She gave a workshop . . . and nobody came.
A friend of a friend designed a workshop for professionals who were working in the for-profit field but hoped for work with a deeper meaning, more personal satisfaction, a more pronounced feeling that their work mattered to the world. In other words, folks who were thinking about a shift into the not-for-profit sector.
Guess what? Nobody registered. Not one person.
When my friend shared this story with me, we joked that a way better idea is for someone to do a workshop for seasoned nonprofit professionals who want out but don’t know what else they can do after 20 or 30 (or, ahem, 40) years in the sector.
The gig is up, nonprofits. People aren’t looking at us yearningly. They see us pretty clearly.
The time of hiring people for little money, working them way too hard, demanding the “all in, all the time” mentality from everyone from the executive director on down has run its long, revered course. And while it’s true that most nonprofits are talking, and some actually walking, a different game (because seriously, nobody will take a job if you start off telling them “Life as you know it just ended. Its 24/7 here.”) some of the old problems persist.
And those problems wear us out. They make us feel as if we’re holding up a sinking ship.
So here’s a few thoughts on those problems for the people (and this includes a whole lot of us, in a wide variety of roles) who lead organizations — board members, that would also include you, maybe especially you.
You have to staff appropriately. If your organization can’t afford to pay enough people to do the work that needs to be done to deliver your service to the community, you are not sustainable. Adding more responsibilities to the people you already have, with a battle cry of “all hands on deck” and “it’s such a good cause” isn’t a solution and really, that just gets old. With every expansion of program or services, you have to ask, sincerely, “who’s going to do this work?”. Volunteers are awesome and often can fill gaps with amazing proficiency and energy but they are, in the end, volunteers. With a few rare exceptions, you can’t permanently staff your mission with volunteers.

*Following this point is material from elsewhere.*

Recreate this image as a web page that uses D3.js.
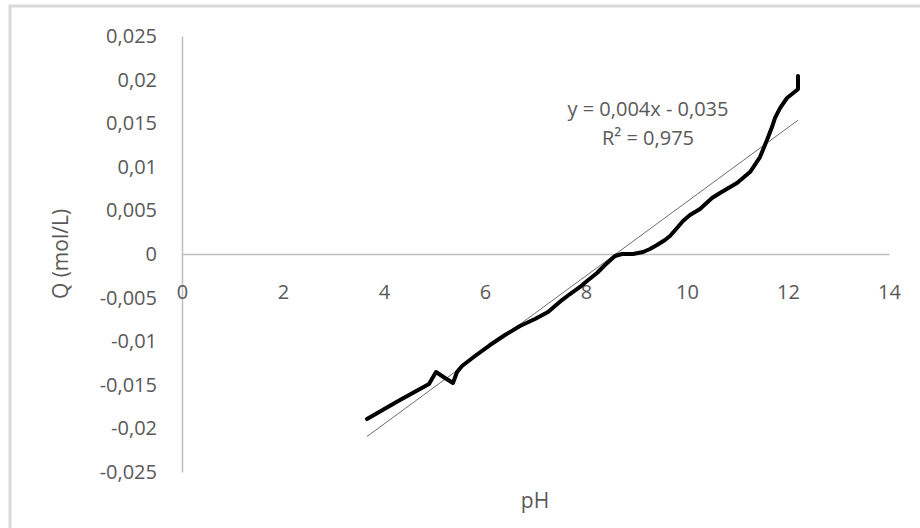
<!DOCTYPE html>
<html>
<head>
<meta charset="utf-8">
<script src="https://cdn.jsdelivr.net/npm/d3@7"></script>
<style>
  html, body { margin: 0; padding: 0; background: #fff; }
  svg { display: block; }
</style>
</head>
<body>
<svg id="chart" width="920" height="528"></svg>
<script>
// ---- data ----
const pH = [3.663, 4.317, 4.891, 5.030, 5.208, 5.366, 5.446, 5.545, 5.802, 6.099,
  6.396, 6.693, 6.990, 7.248, 7.386, 7.525, 7.683, 7.881, 8.020, 8.218,
  8.376, 8.574, 8.713, 8.931, 9.129, 9.267, 9.406, 9.564, 9.663, 9.802,
  9.921, 10.059, 10.257, 10.495, 10.653, 10.990, 11.248, 11.446, 11.584, 11.683,
  11.743, 11.842, 11.980, 12.178, 12.198, 12.198];
const Q = [-0.01892, -0.01674, -0.01491, -0.01353, -0.01422, -0.01479, -0.01353, -0.01284, -0.01170, -0.01044,
  -0.00929, -0.00826, -0.00745, -0.00665, -0.00596, -0.00528, -0.00459, -0.00378, -0.00310, -0.00218,
  -0.00126, -0.00023, 0.00000, 0.00000, 0.00023, 0.00057, 0.00103, 0.00161, 0.00206, 0.00298,
  0.00378, 0.00447, 0.00516, 0.00642, 0.00700, 0.00814, 0.00940, 0.01112, 0.01307, 0.01456,
  0.01560, 0.01674, 0.01789, 0.01881, 0.01892, 0.02041];
const xTicks = [0, 2, 4, 6, 8, 10, 12, 14];
const yTicks = [-0.025, -0.02, -0.015, -0.01, -0.005, 0, 0.005, 0.01, 0.015, 0.02, 0.025];
const trendSlope = 0.00425;
const trendIntercept = -0.0365;
const equationLines = ["y = 0,004x - 0,035", "R\u00B2 = 0,975"];
const xTitle = "pH";
const yTitle = "Q (mol/L)";

// ---- drawing ----
const svg = d3.select("#chart");
const font = "'Open Sans', 'Noto Sans', sans-serif";
const textColor = "#595959";
const axisColor = "#bfbfbf";

// outer chart border (top & left visible)
svg.append("rect")
  .attr("x", 10).attr("y", 6).attr("width", 930).attr("height", 540)
  .attr("fill", "none").attr("stroke", "#d9d9d9").attr("stroke-width", 3);

const x = d3.scaleLinear().domain([0, 14]).range([182, 889]);
const y = d3.scaleLinear().domain([-0.025, 0.025]).range([472, 36]);
const fmt = v => String(+v.toFixed(3)).replace(".", ",");

// Y axis
const gy = svg.append("g")
  .attr("transform", `translate(${x(0)},0)`)
  .call(d3.axisLeft(y).tickValues(yTicks).tickSize(0).tickPadding(25).tickFormat(fmt));
gy.select(".domain").attr("stroke", axisColor).attr("stroke-width", 1.5);
gy.selectAll("text").attr("fill", textColor).style("font-family", font).style("font-size", "20px");

// X axis (at y = 0)
const gx = svg.append("g")
  .attr("transform", `translate(0,${y(0)})`)
  .call(d3.axisBottom(x).tickValues(xTicks).tickSize(0).tickPadding(31).tickFormat(d => String(d)));
gx.select(".domain").attr("stroke", axisColor).attr("stroke-width", 1.5);
gx.selectAll("text").attr("fill", textColor).style("font-family", font).style("font-size", "20px");

// trendline
const xMin = d3.min(pH), xMax = d3.max(pH);
svg.append("line")
  .attr("x1", x(xMin)).attr("y1", y(trendSlope * xMin + trendIntercept))
  .attr("x2", x(xMax)).attr("y2", y(trendSlope * xMax + trendIntercept))
  .attr("stroke", "#6d6d6d").attr("stroke-width", 1);

// data curve
const data = pH.map((p, i) => [p, Q[i]]);
svg.append("path")
  .datum(data)
  .attr("fill", "none")
  .attr("stroke", "#000")
  .attr("stroke-width", 4)
  .attr("stroke-linejoin", "round")
  .attr("stroke-linecap", "round")
  .attr("d", d3.line().x(d => x(d[0])).y(d => y(d[1])));

// equation label
svg.append("text")
  .attr("x", 648).attr("y", 116)
  .attr("text-anchor", "middle")
  .attr("fill", textColor).style("font-family", font).style("font-size", "20px")
  .text(equationLines[0]);
svg.append("text")
  .attr("x", 648).attr("y", 145)
  .attr("text-anchor", "middle")
  .attr("fill", textColor).style("font-family", font).style("font-size", "20px")
  .text(equationLines[1]);

// axis titles
svg.append("text")
  .attr("transform", `translate(68,${y(0)}) rotate(-90)`)
  .attr("text-anchor", "middle")
  .attr("fill", textColor).style("font-family", font).style("font-size", "21px")
  .text(yTitle);
svg.append("text")
  .attr("x", 535).attr("y", 508)
  .attr("text-anchor", "middle")
  .attr("fill", textColor).style("font-family", font).style("font-size", "21px")
  .text(xTitle);
</script>
</body>
</html>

You have to pay competitively. If you aren’t able to fund decent, livable, competitive salaries for all your people, you are not sustainable. Or you are purchasing sustainability on the backs of your team. If you set salaries by seeing what’s left over after you’ve funded your service, you’re not going to keep people. You will keep mediocre people who are worried they can’t find other work, but you will not keep good people, stellar people, the kind of people you need to grow and thrive and make changes in the world. And having a mediocre staff renders your organization unsustainable. The fact that your organization is a “nonprofit” does not give you the liberty to consistently, intentionally underpay employees.
You have to offer more than money. I’m not talking about a primo health club on site, but I am talking about a health care plan or subsidy. Oh, I know — “We can’t afford that.” I’m not suggesting your employees have company cars, but they do need to be able to submit reasonable expenses for reimbursement without feeling badly. If you can’t fund the basic benefits people have come to expect from employment, then you are not sustainable.

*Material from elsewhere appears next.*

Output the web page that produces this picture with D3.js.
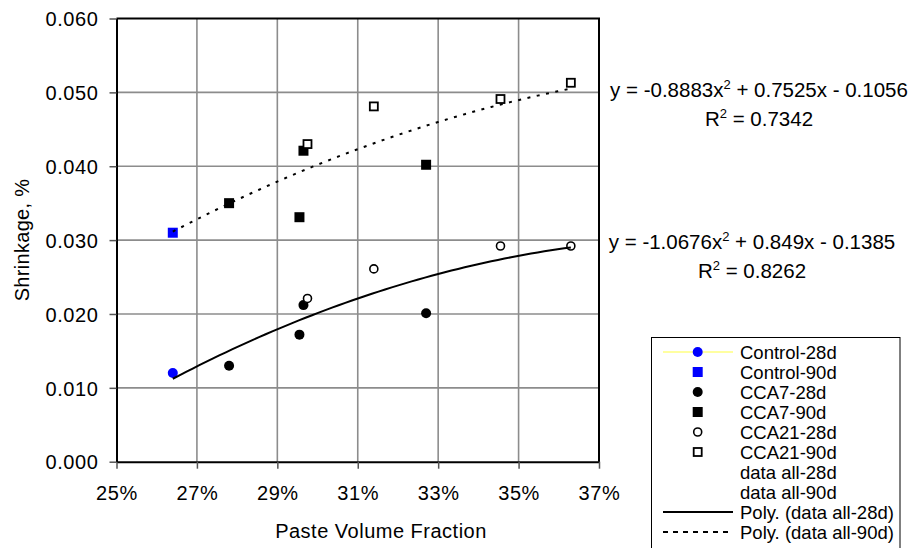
<!DOCTYPE html>
<html>
<head>
<meta charset="utf-8">
<script src="https://cdn.jsdelivr.net/npm/d3@7"></script>
<style>
  body { margin: 0; background: #fff; }
  svg { font-family: "Liberation Sans", Arial, sans-serif; }
</style>
</head>
<body>
<svg id="chart" width="914" height="548"></svg>
<script>
// series values (paste volume fraction, shrinkage %)
var control28 = [[0.264, 0.0120]];
var control90 = [[0.264, 0.0310]];
var cca7x = [0.278, 0.2965, 0.2955, 0.327];
var cca7_28 = [0.0130, 0.0212, 0.0172, 0.0201];
var cca7_90 = [0.0350, 0.0421, 0.0331, 0.0402];
var cca21x = [0.2975, 0.314, 0.3455, 0.363];
var cca21_28 = [0.0221, 0.0261, 0.0292, 0.0292];
var cca21_90 = [0.0430, 0.0481, 0.0491, 0.0513];

// trendline coefficients as printed on the chart (a x^2 + b x + c)
var poly28 = [-1.0676, 0.849, -0.1385];
var poly90 = [-0.8883, 0.7525, -0.1056];
var polyRange = [0.264, 0.363];

var xTicks = [0.25, 0.27, 0.29, 0.31, 0.33, 0.35, 0.37];
var yTicks = [0, 0.01, 0.02, 0.03, 0.04, 0.05, 0.06];

var legendLabels = ["Control-28d", "Control-90d", "CCA7-28d", "CCA7-90d", "CCA21-28d",
    "CCA21-90d", "data all-28d", "data all-90d", "Poly. (data all-28d)", "Poly. (data all-90d)"];

var svg = d3.select("#chart");

var x = d3.scaleLinear().domain([0.25, 0.37]).range([116.5, 599]);
var y = d3.scaleLinear().domain([0, 0.06]).range([461.7, 18.5]);

// gridlines
svg.append("g").selectAll("line").data(xTicks.slice(1, -1)).enter().append("line")
    .attr("x1", function (d) { return x(d); }).attr("x2", function (d) { return x(d); })
    .attr("y1", y(0.06)).attr("y2", y(0))
    .attr("stroke", "#8c8c8c").attr("stroke-width", 1.6);
svg.append("g").selectAll("line").data(yTicks.slice(1, -1)).enter().append("line")
    .attr("x1", x(0.25)).attr("x2", x(0.37))
    .attr("y1", function (d) { return y(d); }).attr("y2", function (d) { return y(d); })
    .attr("stroke", "#8c8c8c").attr("stroke-width", 1.6);

// axes
var xAxis = svg.append("g").attr("transform", "translate(0," + y(0) + ")")
    .call(d3.axisBottom(x).tickValues(xTicks).tickSize(7).tickSizeOuter(0)
        .tickFormat(function (d) { return Math.round(d * 100) + "%"; }));
var yAxis = svg.append("g").attr("transform", "translate(" + x(0.25) + ",0)")
    .call(d3.axisLeft(y).tickValues(yTicks).tickSize(7).tickSizeOuter(0)
        .tickFormat(d3.format(".3f")));

[xAxis, yAxis].forEach(function (a) {
    a.select(".domain").attr("stroke", "#000").attr("stroke-width", 2);
    a.selectAll(".tick line").attr("stroke", "#555").attr("stroke-width", 1.5);
    a.selectAll(".tick text").attr("fill", "#000").style("font-size", "20px")
        .style("letter-spacing", "0.6px")
        .style("font-family", "'Liberation Sans', Arial, sans-serif");
});
xAxis.selectAll(".tick text").attr("y", 10).attr("dy", 28);
yAxis.selectAll(".tick text").attr("x", -18).attr("dy", "0.36em");

// top and right border
svg.append("path")
    .attr("d", "M" + x(0.25) + "," + y(0.06) + "H" + x(0.37) + "V" + y(0))
    .attr("fill", "none").attr("stroke", "#000").attr("stroke-width", 2);

// axis titles
svg.append("text").attr("x", 381).attr("y", 538).attr("text-anchor", "middle")
    .style("font-size", "20px").style("letter-spacing", "0.5px").text("Paste Volume Fraction");
svg.append("text").attr("transform", "translate(29,240) rotate(-90)")
    .attr("text-anchor", "middle").style("font-size", "20px").style("letter-spacing", "0.3px").text("Shrinkage, %");

// markers
function circles(pts, fill, r) {
    svg.append("g").selectAll("circle").data(pts).enter().append("circle")
        .attr("cx", function (d) { return x(d[0]); }).attr("cy", function (d) { return y(d[1]); })
        .attr("r", r).attr("fill", fill)
        .attr("stroke", fill == "#fff" ? "#000" : "none").attr("stroke-width", 1.6);
}
function squares(pts, fill, s) {
    svg.append("g").selectAll("rect").data(pts).enter().append("rect")
        .attr("x", function (d) { return x(d[0]) - s / 2; }).attr("y", function (d) { return y(d[1]) - s / 2; })
        .attr("width", s).attr("height", s).attr("fill", fill)
        .attr("stroke", fill == "#fff" ? "#000" : "none").attr("stroke-width", 1.8);
}
function zip(xs, ys) { return xs.map(function (v, i) { return [v, ys[i]]; }); }

circles(control28, "#0000ff", 5);
squares(control90, "#0000ff", 10);
circles(zip(cca7x, cca7_28), "#000", 5);
squares(zip(cca7x, cca7_90), "#000", 10);
circles(zip(cca21x, cca21_28), "#fff", 4);
squares(zip(cca21x, cca21_90), "#fff", 8);

// polynomial trendlines
function polyPts(c) {
    var n = 60, pts = [];
    for (var i = 0; i <= n; i++) {
        var v = polyRange[0] + (polyRange[1] - polyRange[0]) * i / n;
        pts.push([v, c[0] * v * v + c[1] * v + c[2]]);
    }
    return pts;
}
var line = d3.line().x(function (d) { return x(d[0]); }).y(function (d) { return y(d[1]); });
svg.append("path").attr("d", line(polyPts(poly28)))
    .attr("fill", "none").attr("stroke", "#000").attr("stroke-width", 2);
svg.append("path").attr("d", line(polyPts(poly90)))
    .attr("fill", "none").attr("stroke", "#000").attr("stroke-width", 2).attr("stroke-dasharray", "3,6.5");

// equations
function equation(cx, cy, parts, r2) {
    var t = svg.append("text").attr("x", cx).attr("y", cy).attr("text-anchor", "middle")
        .style("font-size", "20.5px");
    t.append("tspan").text(parts[0]);
    t.append("tspan").attr("dy", -8).style("font-size", "13px").text("2");
    t.append("tspan").attr("dy", 8).text(parts[1]);
    var t2 = svg.append("text").attr("x", cx).attr("y", cy + 29).attr("text-anchor", "middle")
        .style("font-size", "20.5px");
    t2.append("tspan").text("R");
    t2.append("tspan").attr("dy", -8).style("font-size", "13px").text("2");
    t2.append("tspan").attr("dy", 8).text(" = " + r2);
}
equation(759, 97, ["y = -0.8883x", " + 0.7525x - 0.1056"], "0.7342");
equation(752, 249, ["y = -1.0676x", " + 0.849x - 0.1385"], "0.8262");

// legend
var lg = svg.append("g");
lg.append("rect").attr("x", 651.5).attr("y", 337.5).attr("width", 248.5).attr("height", 230)
    .attr("fill", "#fff").attr("stroke", "#000").attr("stroke-width", 1);
var ly = d3.scaleLinear().domain([0, 1]).range([352, 372]);
var sx = 697.7;
lg.append("line").attr("x1", 663).attr("x2", 733).attr("y1", ly(0)).attr("y2", ly(0))
    .attr("stroke", "#ffff80").attr("stroke-width", 1.5);
lg.append("circle").attr("cx", sx).attr("cy", ly(0)).attr("r", 5).attr("fill", "#0000ff");
lg.append("rect").attr("x", sx - 5).attr("y", ly(1) - 5).attr("width", 10).attr("height", 10).attr("fill", "#0000ff");
lg.append("circle").attr("cx", sx).attr("cy", ly(2)).attr("r", 5).attr("fill", "#000");
lg.append("rect").attr("x", sx - 5).attr("y", ly(3) - 5).attr("width", 10).attr("height", 10).attr("fill", "#000");
lg.append("circle").attr("cx", sx).attr("cy", ly(4)).attr("r", 4).attr("fill", "#fff").attr("stroke", "#000").attr("stroke-width", 1.6);
lg.append("rect").attr("x", sx - 4).attr("y", ly(5) - 4).attr("width", 8).attr("height", 8).attr("fill", "#fff").attr("stroke", "#000").attr("stroke-width", 1.8);
lg.append("line").attr("x1", 663).attr("x2", 733).attr("y1", ly(8)).attr("y2", ly(8))
    .attr("stroke", "#000").attr("stroke-width", 2);
lg.append("line").attr("x1", 663).attr("x2", 733).attr("y1", ly(9)).attr("y2", ly(9))
    .attr("stroke", "#000").attr("stroke-width", 2).attr("stroke-dasharray", "5,5");
lg.selectAll("text.lbl").data(legendLabels).enter().append("text").attr("class", "lbl")
    .attr("x", 740).attr("y", function (d, i) { return ly(i); }).attr("dy", "0.36em")
    .style("font-size", "18.5px").text(function (d) { return d; });
</script>
</body>
</html>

If you’re grousing every time your Executive Director takes a day off, you’re looking at the wrong things. Flexible schedules are one of the most desirable benefits you can offer, but offering that is of little value if you’re checking regularly to see just how many hours is that woman actually working, anyway. Think about all the ways, in addition to money, that you can build a legitimate work place and stop making the excuse “Well, we’re just a nonprofit. We can’t pay for those things.” If you don’t operate like a legitimate employer you are not sustainable.
You have to be a real business. Not-for-profit is a tax status; it’s not a business model. It’s not an excuse for being “less” in any way. You have to have an operations model that is nimble, responsive, progressive, and adaptive. You do, in fact, have to make a profit, both a monetary profit and a social profit. You have to show an meaningful ROI for investors, provide a competitive environment for employees, and brand and market yourself successfully. You have to seek out innovative ways to deliver your product or service and you have to consistently adapt to a changing market and social structure. You know, like a real business.
The fact that our friend couldn’t get people interested in learning about a jump into the sector isn’t one bit surprising to me. We’ve got a bad reputation as far as work place satisfaction goes.
So that all sounds a bit depressing and fatalistic, I know. We can do better. There’s a whole world of work to do that is, without a doubt, best done by non-governmental agencies. It appears to me, in the current political climate, that we may see much, much more dropped from government services, which means more desperate situations that need NGO involvement. So it’s not the time to give up, not the time for a mass exodus out of the sector.
But it is time to get real. Be real. Be better.